If only my husband had even cared enough, before it was too late, to see how his addictive behavior hurt me..
im so happy joyfull that God is working in your life..
Im hopefull that in your situation and having a christian husband, that you can overcome..
I do believe that my husband could always become saved..I just dont believe that I could wait around for that to happen either..
Joyfull, i hope you find peace and happiness again..and that your marriage is restored to the better..
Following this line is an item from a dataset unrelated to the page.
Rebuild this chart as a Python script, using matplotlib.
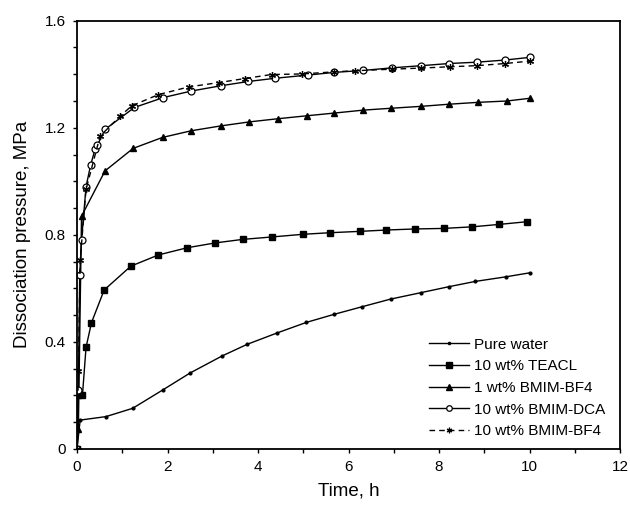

gahhh..i hate feeling sorry for myself..
I sit here typing this..and tears are running down my face..wondering always, why i was never good enough to work hard for in this marriage..somedays I wish I could write a post so that you guys knew all the things that have hurt me over the last 10 months..things he's said to women on the internet thru a game he plays called Warcraft, the inappropriate behavior with animals sites hes been to, the lying, the illegal business things..i have so much pain in my heart and so much hurt and aching..Some days...I get a little peace..and some days..like today..its so overwhelming..waking up..alone..thoughts going a mile a minute..its trying..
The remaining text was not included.